Work to complete:
From the first line of the listing below, retype each line up to and including the one with "LIGHT = '#7d7fc2'"; pictures stay out.

Recorded data:
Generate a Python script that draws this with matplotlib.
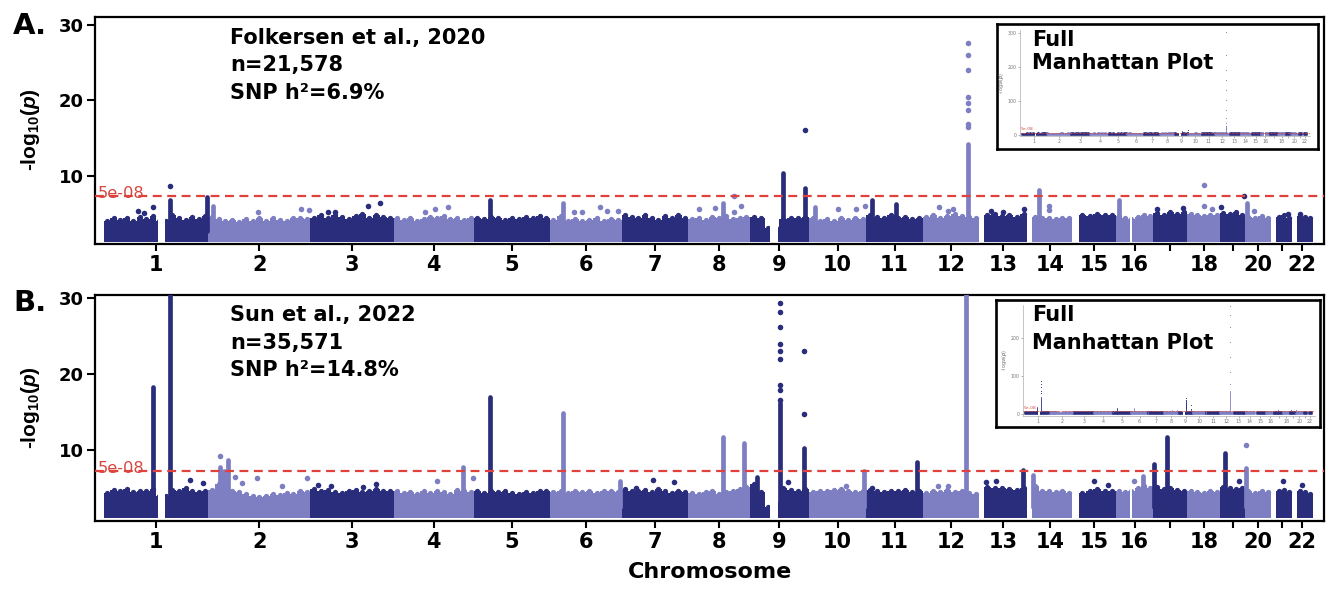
import numpy as np
import matplotlib.pyplot as plt

plt.rcParams['font.family'] = ['DejaVu Sans']
plt.rcParams['font.weight'] = 'bold'
plt.rcParams['mathtext.fontset'] = 'custom'
plt.rcParams['mathtext.rm'] = 'Liberation Sans:bold'
plt.rcParams['mathtext.it'] = 'Liberation Sans:bold:italic'
plt.rcParams['mathtext.bf'] = 'Liberation Sans:bold'

W, H = 1339, 589

# ---- chromosome layout (hg19, Mb) ----
chrom_len = [249, 243, 198, 191, 181, 171, 159, 146, 141, 136, 135, 134,
             115, 107, 103, 90, 81, 78, 59, 63, 48, 51]
chrom_first = [0] * 12 + [11, 11, 15, 0, 0, 0, 0, 0, 11, 13]
chrom_gaps = {1: (128, 145), 9: (48, 67), 16: (33, 40)}
chrom_dark = [1, 0, 1, 0, 1, 0, 1, 0, 1, 0, 1, 0, 1, 0, 1, 0, 1, 0, 1, 0, 1, 1]
tick_labels = [str(i) for i in range(1, 17)] + ['', '18', '', '20', '', '22']

DARK = '#2a2d7b'
LIGHT = '#7d7fc2'

# ---- panel A: Folkersen et al., 2020 ----
# top of the dense SNP cloud along each chromosome
env_A = [
    [3.9, 4.3, 4.1, 4.4, 4.0, 4.5, 4.2, 4.6, 4.0, 4.0, 4.7, 4.3, 4.1, 4.5, 4.2, 4.6],
    [4.5, 4.2, 4.0, 4.1, 3.8, 4.2, 3.9, 4.3, 4.0, 4.4, 4.1, 3.9, 4.3, 4.4, 4.2],
    [4.4, 4.7, 4.3, 4.8, 4.5, 4.2, 4.6, 4.9, 4.4, 4.7, 4.5, 4.3],
    [4.3, 4.1, 4.4, 4.0, 4.2, 4.5, 4.3, 4.6, 4.2, 4.4, 4.1, 4.3],
    [4.4, 4.2, 4.5, 4.3, 4.1, 4.4, 4.2, 4.5, 4.3, 4.6, 4.4],
    [4.1, 4.6, 4.0, 4.2, 3.9, 4.1, 4.3, 4.0, 4.2, 4.1],
    [4.7, 4.5, 4.3, 4.8, 4.4, 4.1, 4.6, 4.4, 4.7, 4.3],
    [4.2, 4.4, 4.1, 4.5, 4.3, 4.6, 4.2, 4.4, 4.5],
    [4.5, 4.3, 3.0, 3.0, 4.2, 4.4, 4.3, 4.5],
    [4.3, 4.0, 4.2, 3.9, 4.4, 4.1, 4.3, 4.2],
    [4.8, 4.5, 4.4, 4.7, 4.3, 4.5, 4.2, 4.4],
    [4.5, 4.7, 4.4, 4.6, 4.9, 4.6, 4.5, 4.3],
    [4.7, 4.9, 4.6, 4.8, 4.5, 4.9],
    [4.5, 4.3, 4.4, 4.2, 4.4, 4.3],
    [4.8, 4.6, 4.9, 4.7, 4.8],
    [4.6, 4.4, 4.2, 4.5, 4.8, 4.6],
    [5.0, 4.8, 5.2, 4.9, 5.1],
    [4.9, 4.7, 4.6, 4.8, 4.7],
    [5.0, 4.9, 5.1, 4.8],
    [4.5, 4.4, 4.6, 4.3],
    [4.5, 4.7, 4.4],
    [4.6, 4.5, 4.4],
]
# dense columns of SNPs: (chromosome, position Mb, top -log10 p)
cols_A = [(1, 157, 6.7), (1, 245, 7.2), (2, 11, 6.0), (5, 39, 6.7), (6, 32, 6.3),
          (8, 83, 6.3), (9, 80, 10.4), (9, 132, 8.4), (10, 15, 5.8), (11, 13, 6.7),
          (11, 70, 6.2), (12, 107, 14.2), (14, 27, 8.1), (16, 8, 6.7), (20, 4, 6.4)]
# single SNPs: (chromosome, position Mb, [-log10 p values])
dots_A = [(1, 81, [5.3]), (1, 95, [5.0]), (1, 117, [5.8]), (1, 157, [8.6]),
          (2, 118, [5.1]), (2, 220, [5.6]), (2, 240, [5.4]),
          (3, 42, [5.1]), (3, 58, [5.2]), (3, 137, [5.9]), (3, 166, [6.4]),
          (4, 75, [5.1]), (4, 99, [5.6]), (4, 130, [5.8]),
          (6, 58, [5.1]), (6, 77, [5.2]), (6, 120, [5.8]), (6, 137, [5.3]), (6, 161, [5.3]),
          (8, 26, [5.6]), (8, 62, [5.7]), (8, 109, [5.2, 7.3]), (8, 126, [6.0]),
          (9, 132, [16.1]),
          (10, 70, [5.5]), (10, 111, [5.6]), (10, 133, [5.9]),
          (12, 38, [5.8]), (12, 61, [5.3]), (12, 71, [5.5]),
          (12, 107, [16.4, 16.9, 18.7, 19.6, 20.4, 24.0, 26.0, 27.6,
                     35, 50, 74, 103, 133, 162, 192, 236, 305]),
          (13, 28, [5.3]), (13, 56, [5.1]), (13, 106, [5.5]),
          (14, 51, [6.0, 5.4]),
          (17, 8, [5.6]), (17, 70, [5.7]),
          (18, 39, [8.8, 6.0]), (18, 58, [5.6]),
          (19, 2, [5.8]), (19, 56, [7.3]),
          (20, 21, [5.3]), (21, 39, [4.9]), (22, 20, [4.9])]

# ---- panel B: Sun et al., 2022 ----
env_B = [
    [4.4, 4.8, 4.6, 4.9, 4.5, 4.7, 4.6, 4.9, 4.0, 4.0, 4.8, 4.6, 5.0, 4.7, 4.5, 4.6],
    [4.8, 5.6, 5.0, 4.6, 4.5, 4.2, 4.0, 3.9, 4.0, 4.3, 4.1, 4.4, 4.2, 4.6, 4.5],
    [4.9, 4.7, 4.8, 4.5, 4.4, 4.6, 4.8, 4.5, 4.7, 4.9, 4.6, 4.7],
    [4.6, 4.4, 4.5, 4.3, 4.6, 4.4, 4.7, 4.5, 4.3, 4.8, 4.6, 4.5],
    [4.6, 4.4, 4.7, 4.5, 4.6, 4.4, 4.3, 4.5, 4.4, 4.6, 4.7],
    [4.5, 4.6, 4.4, 4.7, 4.5, 4.6, 4.4, 4.6, 4.7, 4.5],
    [4.9, 4.7, 4.6, 4.8, 4.5, 4.9, 4.6, 4.4, 4.7, 4.5],
    [4.4, 4.3, 4.5, 4.6, 4.3, 4.5, 4.7, 4.9, 5.2],
    [5.5, 4.5, 2.5, 3.0, 5.0, 4.8, 4.6, 4.9],
    [4.5, 4.7, 4.6, 4.8, 4.9, 4.7, 4.5, 4.6],
    [4.8, 4.6, 4.5, 4.7, 4.6, 4.8, 4.5, 4.7],
    [4.4, 4.6, 4.5, 4.8, 4.5, 4.6, 4.4, 4.2],
    [5.2, 5.0, 5.1, 4.9, 4.8, 5.0],
    [5.3, 4.6, 4.7, 4.5, 4.6, 4.4],
    [4.4, 4.6, 4.9, 4.7, 4.6],
    [4.6, 4.5, 4.7, 5.0, 5.3, 5.0],
    [5.2, 4.9, 5.0, 4.8, 4.7],
    [4.6, 4.5, 4.4, 4.6, 4.5],
    [5.2, 5.0, 4.9, 5.1],
    [4.6, 4.4, 4.7, 4.5],
    [4.6, 4.8, 4.5],
    [4.7, 4.5, 4.3],
]
cols_B = [(1, 117, 18.3), (1, 157, 45), (2, 27, 7.8), (2, 36, 7.3), (2, 47, 8.7),
          (4, 166, 7.8), (5, 39, 17.0), (6, 32, 14.9), (6, 168, 5.9), (8, 81, 11.8),
          (8, 133, 10.9), (9, 18, 6.5), (9, 73, 16.2), (9, 128, 10.3), (10, 130, 7.3),
          (11, 120, 8.5), (12, 102, 60), (13, 104, 7.4), (14, 13, 6.8), (16, 65, 6.6),
          (17, 2, 8.2), (17, 32, 11.8), (19, 11, 9.6), (20, 2, 7.6)]
dots_B = [(1, 157, [55, 62, 70, 80, 88]), (1, 205, [6.1]), (1, 236, [5.7]),
          (2, 27, [9.3]), (2, 63, [6.5]), (2, 80, [5.7]), (2, 116, [6.3]),
          (2, 175, [5.3]), (2, 235, [6.3]),
          (3, 18, [5.4]), (3, 49, [5.3]), (3, 125, [5.2]), (3, 156, [5.6]),
          (4, 104, [6.0]), (4, 188, [6.3]),
          (7, 35, [5.0]), (7, 75, [6.1]), (7, 125, [5.8]),
          (9, 73, [16.6, 17.9, 18.6, 22.0, 23.0, 24.0, 26.2, 28.2, 29.3, 31, 34, 38, 42]),
          (9, 92, [5.8]), (9, 128, [14.7, 23.0]),
          (10, 87, [5.3]), (11, 15, [5.0]),
          (12, 35, [5.3]), (12, 59, [5.3]), (12, 102, [80, 110, 150, 190, 230, 260, 285]),
          (13, 16, [5.8]), (13, 40, [6.0]),
          (15, 51, [5.9]), (15, 84, [5.4]), (16, 43, [6.0]),
          (19, 45, [6.0]), (20, 2, [10.7]),
          (21, 27, [5.9]), (22, 25, [5.4])]

threshold = -np.log10(5e-8)

offsets = np.concatenate([[0], np.cumsum(chrom_len)[:-1]])
centers = offsets + np.array(chrom_len) / 2.0
shade = [DARK if d else LIGHT for d in chrom_dark]
xlim = (-21, 2905)


def rect(l, t, r, b):
    return [l / W, 1 - b / H, (r - l) / W, (b - t) / H]


def draw_manhattan(ax, env, cols, dots, base, col_lw, dot_s, edge_lw=0.0, bumps=True):
    for i, tops in enumerate(env):
        edges = np.linspace(offsets[i] + chrom_first[i], offsets[i] + chrom_len[i], len(tops) + 1)
        ax.fill_between(edges, base, np.append(tops, tops[-1]), step='post',
                        facecolor=shade[i], edgecolor=shade[i], lw=edge_lw, zorder=1)
        if bumps:
            # rounded SNP tops along the cloud
            mids = 0.5 * (edges[1:] + edges[:-1])
            ax.scatter(mids, tops, s=dot_s * 0.9, color=shade[i], lw=0, zorder=1)
    for c, (g0, g1) in chrom_gaps.items():
        ax.axvspan(offsets[c - 1] + g0, offsets[c - 1] + g1, color='white', lw=0, zorder=2)
    ax.vlines([offsets[c - 1] + p for c, p, t in cols], base + 1.5, [t for c, p, t in cols],
              colors=[shade[c - 1] for c, p, t in cols], linewidth=col_lw,
              capstyle='round', zorder=3)
    for c, p, vals in dots:
        ax.scatter(np.full(len(vals), offsets[c - 1] + p), vals, s=dot_s,
                   color=shade[c - 1], lw=0, zorder=3)
    ax.set_xlim(*xlim)


fig = plt.figure(figsize=(W / 100, H / 100), dpi=100)

panels = [
    (rect(95, 17, 1324, 244), env_A, cols_A, dots_A, (0.9, 31.1), 'A.', 26, 130,
     ['Folkersen et al., 2020', 'n=21,578', 'SNP h\u00b2=6.9%'], [38, 65, 93],
     rect(997, 24, 1318, 149), rect(1020, 30, 1310, 136), (-3, 310), [0, 100, 200, 300],
     [40, 63]),
    (rect(95, 295, 1324, 521), env_B, cols_B, dots_B, (0.7, 30.4), 'B.', 303, 408,
     ['Sun et al., 2022', 'n=35,571', 'SNP h\u00b2=14.8%'], [315, 343, 370],
     rect(996, 300, 1320, 427), rect(1023, 305, 1315, 416), (-5, 287), [0, 100, 200],
     [315, 343]),
]

for (pos, env, cols, dots, ylim, tag, tag_y, ylab_y, notes, note_y,
     box_pos, inner_pos, inner_ylim, inner_yt, full_y) in panels:
    ax = fig.add_axes(pos)
    draw_manhattan(ax, env, cols, dots, base=1.1, col_lw=3.4, dot_s=16)
    ax.set_ylim(*ylim)
    ax.axhline(threshold, color='#e0413b', lw=1.6, ls=(0, (4, 2.5)), zorder=4)
    ax.text(0.002, 7.0, '5e-08', transform=ax.get_yaxis_transform(), color='#d6473f',
            fontsize=11.7, fontweight='normal', va='baseline', ha='left', zorder=5)
    ax.set_yticks([10, 20, 30])
    ax.set_xticks(centers)
    ax.set_xticklabels(tick_labels)
    ax.tick_params(axis='y', direction='out', length=6, width=1.5, labelsize=13, pad=2)
    ax.tick_params(axis='x', direction='out', length=5, width=1.5, labelsize=15, pad=3)
    for sp in ax.spines.values():
        sp.set_linewidth(1.6)

    fig.text(13 / W, 1 - tag_y / H, tag, fontsize=21, va='center', ha='left')
    fig.text(30 / W, 1 - ylab_y / H, '-log$_{10}$($p$)', fontsize=15, rotation=90,
             va='center', ha='center', family='Liberation Sans')
    for line, yy in zip(notes, note_y):
        fig.text(230 / W, 1 - yy / H, line, fontsize=15, va='center', ha='left')

    # inset with the full range
    box = fig.add_axes(box_pos)
    box.set_xticks([])
    box.set_yticks([])
    for sp in box.spines.values():
        sp.set_linewidth(1.9)
    inner = fig.add_axes(inner_pos)
    inner.patch.set_alpha(0)
    draw_manhattan(inner, env, cols, dots, base=0, col_lw=0.6, dot_s=0.6,
                   edge_lw=1.2, bumps=False)
    inner.set_ylim(*inner_ylim)
    inner.axhline(threshold, color='#e0413b', lw=0.5, ls=(0, (3, 2)), zorder=4)
    inner.text(0.003, threshold + 4, '5e-08', transform=inner.get_yaxis_transform(),
               color='#d6473f', fontsize=3.2, fontweight='normal', va='bottom')
    inner.set_yticks(inner_yt)
    inner.set_xticks(centers)
    inner.set_xticklabels(tick_labels)
    inner.tick_params(length=1.5, width=0.4, labelsize=3.4, pad=1, colors='#777777')
    for lbl in inner.get_xticklabels() + inner.get_yticklabels():
        lbl.set_fontweight('normal')
    inner.set_ylabel('-log$_{10}$($p$)', fontsize=3.6, color='#777777', labelpad=1)
    for side in ['top', 'right']:
        inner.spines[side].set_visible(False)
    for side in ['left', 'bottom']:
        inner.spines[side].set_linewidth(0.4)
        inner.spines[side].set_color('#999999')
    fig.text(1032 / W, 1 - full_y[0] / H, 'Full', fontsize=15, va='center', ha='left')
    fig.text(1032 / W, 1 - full_y[1] / H, 'Manhattan Plot', fontsize=15, va='center', ha='left')

fig.text(710 / W, 1 - 572 / H, 'Chromosome', fontsize=16, va='center', ha='center')

fig.savefig('out.png', dpi=100)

In response:
Generate a Python script that draws this with matplotlib.
import numpy as np
import matplotlib.pyplot as plt

plt.rcParams['font.family'] = ['DejaVu Sans']
plt.rcParams['font.weight'] = 'bold'
plt.rcParams['mathtext.fontset'] = 'custom'
plt.rcParams['mathtext.rm'] = 'Liberation Sans:bold'
plt.rcParams['mathtext.it'] = 'Liberation Sans:bold:italic'
plt.rcParams['mathtext.bf'] = 'Liberation Sans:bold'

W, H = 1339, 589

# ---- chromosome layout (hg19, Mb) ----
chrom_len = [249, 243, 198, 191, 181, 171, 159, 146, 141, 136, 135, 134,
             115, 107, 103, 90, 81, 78, 59, 63, 48, 51]
chrom_first = [0] * 12 + [11, 11, 15, 0, 0, 0, 0, 0, 11, 13]
chrom_gaps = {1: (128, 145), 9: (48, 67), 16: (33, 40)}
chrom_dark = [1, 0, 1, 0, 1, 0, 1, 0, 1, 0, 1, 0, 1, 0, 1, 0, 1, 0, 1, 0, 1, 1]
tick_labels = [str(i) for i in range(1, 17)] + ['', '18', '', '20', '', '22']

DARK = '#2a2d7b'
LIGHT = '#7d7fc2'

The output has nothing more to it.